Se pencher sur ses racines est une exigence si l’on veut comprendre son cheminement personnel. Le jeune chanteur américain Tyreek McDole, nouvelle coqueluche de l’art vocal jazz, ne veut pas se soustraire à ses origines haïtiennes. Lors de son concert à Nice, le 26 juillet 2025, il n’éludait pas son attachement à son ancestralité originelle et sa prestation très swing s’en trouvait magnifiée. « Comme j’ai la chance d’avoir en moi une palette de cultures différentes, je ne peux qu’être influencé par cette myriade de sources d’inspiration. On ne parle pas assez souvent de l’impact des Caraïbes sur le jazz américain. On dit d’ailleurs que la Nouvelle-Orléans est la ville la plus au nord des Caraïbes car, ancestralement, il y avait beaucoup de commerce entre la Louisiane et les îles des Caraïbes : Trinidad et Tobago, Cuba, Haïti… Il y a donc dans cette région du monde, une interconnexion des cultures qui a fait de la Nouvelle-Orléans le fameux melting-pot dont tout le monde parle aujourd’hui. Les Américains pensent qu’ils ont créé seuls cette forme d’expression qu’on appelle « Jazz ». Ils oublient seulement l’influence des cultures voisines, des migrants, en d’autres mots, le reste du monde.
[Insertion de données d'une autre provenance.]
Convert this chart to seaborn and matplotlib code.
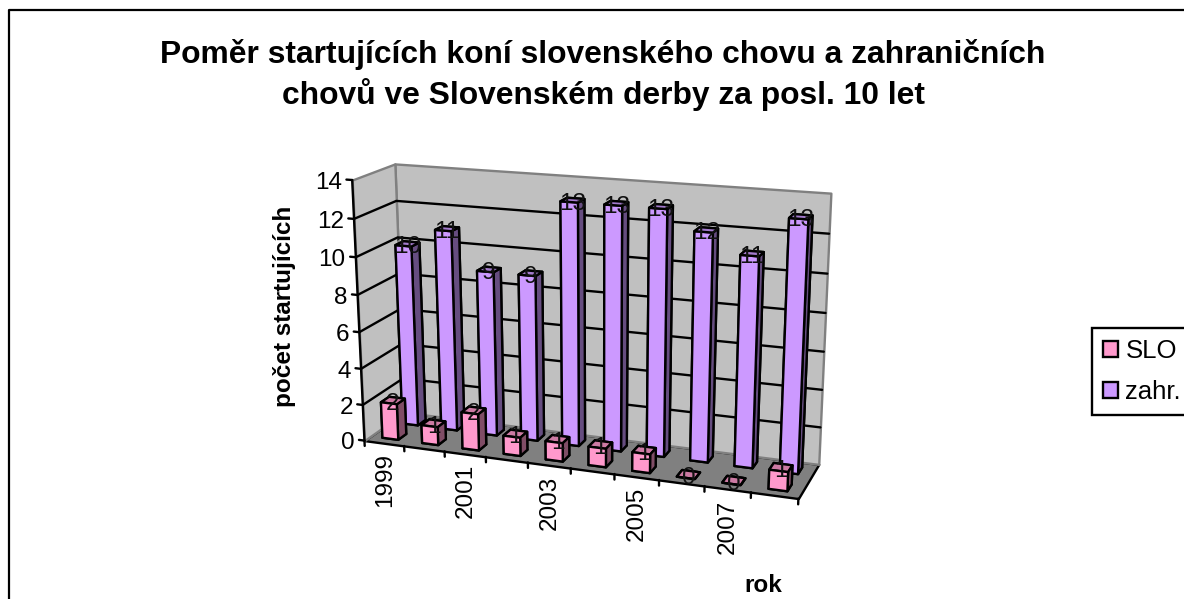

Par conséquent, mes différentes origines m’ont ouvert l’esprit et, en tant que citoyen américain, j’ai profité des différentes traditions importées par les migrants. Nous avons tous contribué à la création des États-Unis. La musique américaine est donc le fruit d’un métissage international. Je suis un enfant du Rara et du Compas haïtiens mais aussi du Jazz, du Hip hop, du R&B américains. J’ai tout cela en moi ». (Tyreek McDole sur RFI depuis le Nice Jazz Festival 2025)

 

Quoi que puissent dire les éternels ronchons toujours prompts à critiquer l’audace multiculturelle de créateurs inspirés, cette année 2025 a une nouvelle fois prouvé que le dialogue, la tolérance et l’ouverture d’esprit, sont nécessaires à notre vie commune sur cette planète bleue. Gageons que 2026 entérinera une fois pour toutes l’exigence de tendre l’oreille et d’embrasser les évolutions du monde.